Le gouvernement Benkirane donne l’impression de naviguer tantôt au gré du vent, tantôt à contre-courant. Miné par des querelles internes interminables, il se donne en spectacle, plus qu’il n’offre de perspective aux attentes du public. Et plus on se rapproche de l’échéance des législatives, plus cette tendance affligeante se confirme et s’accentue. On ne compte plus les dissonances et la cacophonie au sein d’une coalition gouvernementale où chacun joue sa partition en aparté, selon son approche partisane et, évidemment, électorale.
Cette situation donne une image du gouvernement actuel où la perception du public rejoint parfaitement la réalité vraie de son fonctionnement. Une image déplorable. Le public, précisément, pose un regard d’étonnement et de dépit sur une structure censée s’occuper de ses problèmes à lui, alors qu’elle paraît incapable de se gouverner par elle-même.
Il est souvent reproché à la presse d’éprouver un malin plaisir à taper sur les partis politiques et plus particulièrement sur leur émanation gouvernementale. Dans ce cas d’espèce, il est expressément permis d’avoir quelques doutes à tous les registres d’action et d’inaction du gouvernement. Cet Exécutif, à dominante islamiste, est à nul autre pareil parmi ses prédécesseurs. Porté par un contexte inédit dans le monde arabe, il s’est pratiquement imposé comme par effraction sur la scène politique nationale.
L’engouement des peuples électeurs pour une expérience nouvelle, après avoir essayé les autres, y a beaucoup aidé. Après cinq ans d’exercice, presque entièrement consommés, que peut-on mettre à l’actif de ce cartel au pouvoir? Si l’économie nationale semble tenir sur un équilibre instable, c’est essentiellement au détriment du social. Et grâce à un formidable effet de conjoncture favorable. En effet, la chute spectaculaire du prix du pétrole a permis de faire avaler l’amère pilule du démantèlement de la Caisse de compensation.
Le sucre, dernier produit soutenu par la Caisse, est en sursis. Sa décompensation, nécessairement impopulaire, est reportée pour après les élections législatives. Une mesure électoralement préventive. Toujours est-il, qu’avec la défunte caisse, c’est un acquis structurel d’importance primordiale pour la consommation des ménages qui a disparu.

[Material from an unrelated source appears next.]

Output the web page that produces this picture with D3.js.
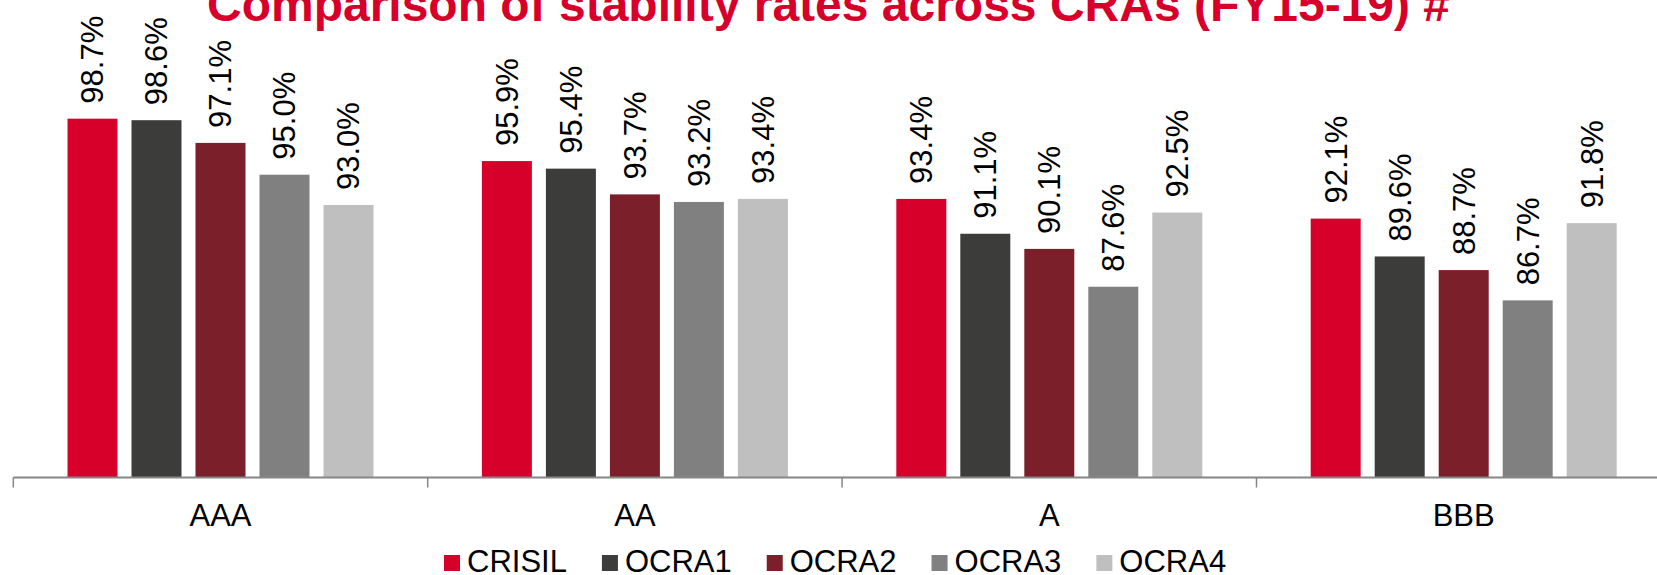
<!DOCTYPE html>
<html>
<head>
<meta charset="utf-8">
<script src="https://cdn.jsdelivr.net/npm/d3@7"></script>
<style>
  body { margin: 0; background: #fff; }
  text { font-family: "Liberation Sans", Arial, sans-serif; }
</style>
</head>
<body>
<div id="chart"></div>
<script>
const categories = ['AAA', 'AA', 'A', 'BBB']
const series_names = ['CRISIL', 'OCRA1', 'OCRA2', 'OCRA3', 'OCRA4']
const crisil = [98.7, 95.9, 93.4, 92.1]
const ocra1 = [98.6, 95.4, 91.1, 89.6]
const ocra2 = [97.1, 93.7, 90.1, 88.7]
const ocra3 = [95.0, 93.2, 87.6, 86.7]
const ocra4 = [93.0, 93.4, 92.5, 91.8]
const series_colors = ['#d7002a', '#3c3c3b', '#7b1f2b', '#808080', '#bfbfbf']

function draw_chart() {
    const width = 1657
    const height = 575
    const values = [crisil, ocra1, ocra2, ocra3, ocra4]

    const svg = d3.select('#chart').append('svg')
        .attr('width', width)
        .attr('height', height)

    const band_w = 414.4
    const x0 = d3.scaleBand().domain(categories)
        .range([13.3, 13.3 + band_w * categories.length])
    const x1 = d3.scaleBand().domain(series_names)
        .range([0, band_w]).paddingInner(0.219).paddingOuter(0.847)
    const y = d3.scaleLinear().domain([75, 100]).range([477.5, 99])

    // title (top is cut off like the original)
    svg.append('text')
        .attr('x', width / 2).attr('y', 21)
        .attr('text-anchor', 'middle')
        .attr('font-size', 48).attr('font-weight', 'bold')
        .attr('fill', '#d7002a')
        .text('Comparison of stability rates across CRAs (FY15-19) #')

    const rows = []
    categories.forEach((c, i) => {
        series_names.forEach((s, j) => rows.push({cat: c, name: s, value: values[j][i], color: series_colors[j]}))
    })

    svg.selectAll('rect.bar').data(rows).join('rect')
        .attr('class', 'bar')
        .attr('x', d => x0(d.cat) + x1(d.name))
        .attr('y', d => y(d.value))
        .attr('width', x1.bandwidth())
        .attr('height', d => y(75) - y(d.value))
        .attr('fill', d => d.color)

    // rotated data labels
    svg.selectAll('text.lbl').data(rows).join('text')
        .attr('class', 'lbl')
        .attr('transform', d => `translate(${x0(d.cat) + x1(d.name) + x1.bandwidth() / 2},${y(d.value) - 15}) rotate(-90)`)
        .attr('dy', '0.35em')
        .attr('font-size', 31)
        .attr('fill', '#000')
        .text(d => d.value.toFixed(1) + '%')

    // x axis
    const axis = svg.append('g').attr('transform', `translate(0,${y(75)})`)
    axis.append('line')
        .attr('x1', x0.range()[0]).attr('x2', width)
        .attr('y1', 0).attr('y2', 0)
        .attr('stroke', '#868686').attr('stroke-width', 1.8)
    axis.selectAll('line.tick').data(categories).join('line')
        .attr('class', 'tick')
        .attr('x1', d => x0(d)).attr('x2', d => x0(d))
        .attr('y1', 0).attr('y2', 10)
        .attr('stroke', '#868686').attr('stroke-width', 1.5)
    axis.selectAll('text').data(categories).join('text')
        .attr('x', d => x0(d) + x0.bandwidth() / 2)
        .attr('y', 48)
        .attr('text-anchor', 'middle')
        .attr('font-size', 31)
        .attr('fill', '#000')
        .text(d => d)

    // legend, laid out from the measured text widths
    const legend = svg.append('g').attr('transform', 'translate(0,555)')
    const items = legend.selectAll('g').data(series_names).join('g')
    items.append('rect')
        .attr('width', 16).attr('height', 16)
        .attr('fill', (d, i) => series_colors[i])
    items.append('text')
        .attr('x', 23).attr('y', 16.5)
        .attr('font-size', 31)
        .attr('fill', '#000')
        .text(d => d)

    let cursor = 444
    items.each(function () {
        const g = d3.select(this)
        g.attr('transform', `translate(${cursor},0)`)
        cursor += 23 + g.select('text').node().getComputedTextLength() + 35
    })
}

draw_chart()
</script>
</body>
</html>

Dans la même logique, d’autres décisions augurent d’un désengagement progressif de l’État dans des secteurs aussi vitaux que stratégiques, tels la Santé et l’Enseignement. Les cliniques sont sommées de s’ouvrir sur le capital privé, quant à l’école publique gratuite, sa fin est annoncée. Les citoyens devront, désormais, mettre la main à la poche pour les études de leurs enfants, du primaire à l’université. Après des soins de santé à la facture, un enseignement à la carte. En somme, aucun gouvernement précédent n’a autant initié et planifié une politique sociale aussi régressive.
Malgré toutes ces reculades socialement pénalisantes, il semble que le pire est à l’avenant. Car, nous nous dirigeons, paraît-il, vers un autre mandat dans la même configuration politique, ou presque. Ce serait pour les mêmes raisons qu’il y a cinq ans, à savoir un environnement à risque qui perdure aux niveaux arabe et régional et qui conduirait les électeurs à vouloir prolonger l’expérience actuelle. Un bis repetita pour un schéma gouvernemental en décomposition avancée. Une perspective pas très engageante.